From to be or not to be, it's obese or not obese. Rumors say he's blown up to Brandoish proportions, so who knows what Leonardo DiCaprio will look like in a Speedo in Danny Boyle's The Beach (February 11). A Generation X retake of Lord of the Flies, this one has a bunch of neo-hippies seeking paradise on the isolated Thai strand of the title and finding instead the heart of darkness. Based on a glib novel by Alex Garland, it also stars Virginie Ledoyen and Tilda Swinton and features perhaps a return to Trainspotting form by Boyle.

For his part, Curtis Hanson could do worse than return to the chops of L.A. Confidential with Wonder Boys (February 25), his adaptation of the novel by hip young writer Michael Chabon. Michael Douglas stars as a funky professor who's trying to finish a novel but is thwarted by lovesmitten student Katie Holmes, lover Frances McDormand, rival writer Tobey Maguire, editor Robert Downey Jr., and a missing dress said to have been given to Marilyn Monroe by Joe DiMaggio.

March

As for indie auteur Steven Soderbergh, somehow I don't think he'll be returning to the edgy cinema of his last outing, The Limey, with Erin Brockovich (March 17), a fact-based drama about a single mom who takes on a corporate local polluter. Why not? Two words: Julia Roberts.

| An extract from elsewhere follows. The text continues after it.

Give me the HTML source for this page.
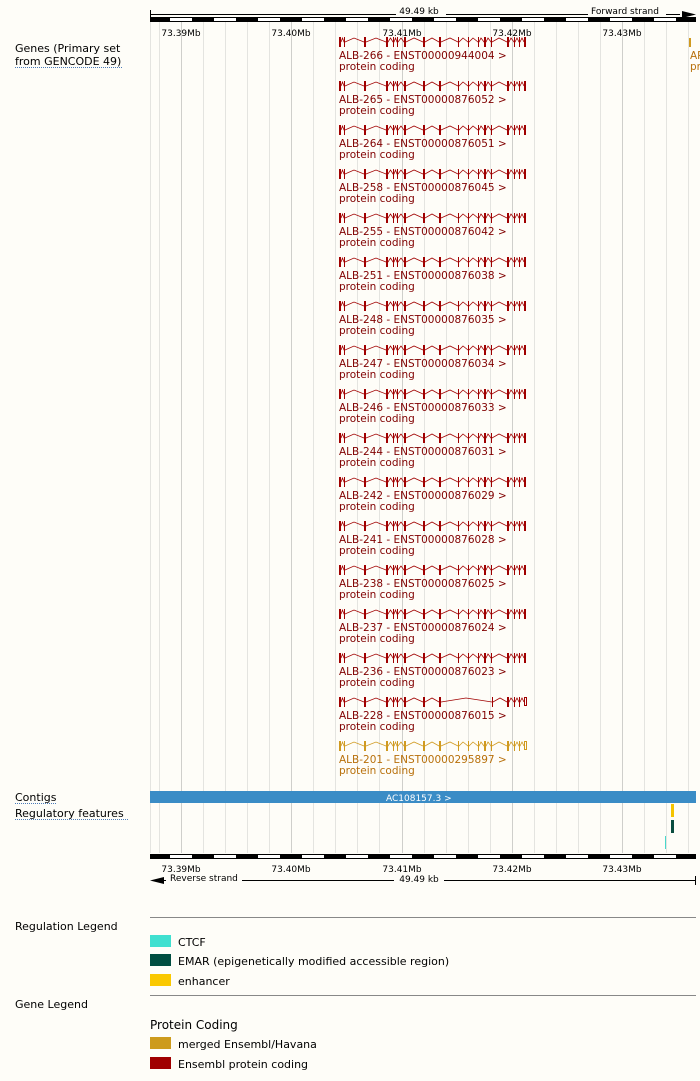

Neither do this month's two Shakespearean adaptations seem likely to stick close to the original. Tim Blake Nelson's O (March 10) sets Othello up on a basketball court, with Mekhi Phifer in the title role and Josh Hartnett, Julia Styles, and Rain Phoenix playing pick-up. Taking Elizabethan tragedy even farther is former cinematographer Andrzej Bartkowiak's Romeo Must Die (March 24), which stars Jet Li and Aaliyah and is described as having "a strong urban appeal."

Beyond

Having safely returned from his morphing into Andy Kaufman in Man on the Moon, Jim Carrey is back in the hands of Peter and Bobby Farrelly in Me, Myself and Irene (May 26), where he plays a Rhode Island state trooper with multiple-personality disorder who is his own rival for the love of Renee Zellweger. Meanwhile, Tom Cruise has been keeping his eyes wide open on action maestro John Woo as they try for a coherent storyline in Mission: Impossible 2 (May 26). Whatever it is involves Anthony Hopkins, Ving Rhames, Thandie Newton, Brendan Gleeson, and biological warfare, and it has to make more sense than Mr. Accident (spring) from Australia's answer to Carrot Top, Yahoo Serious.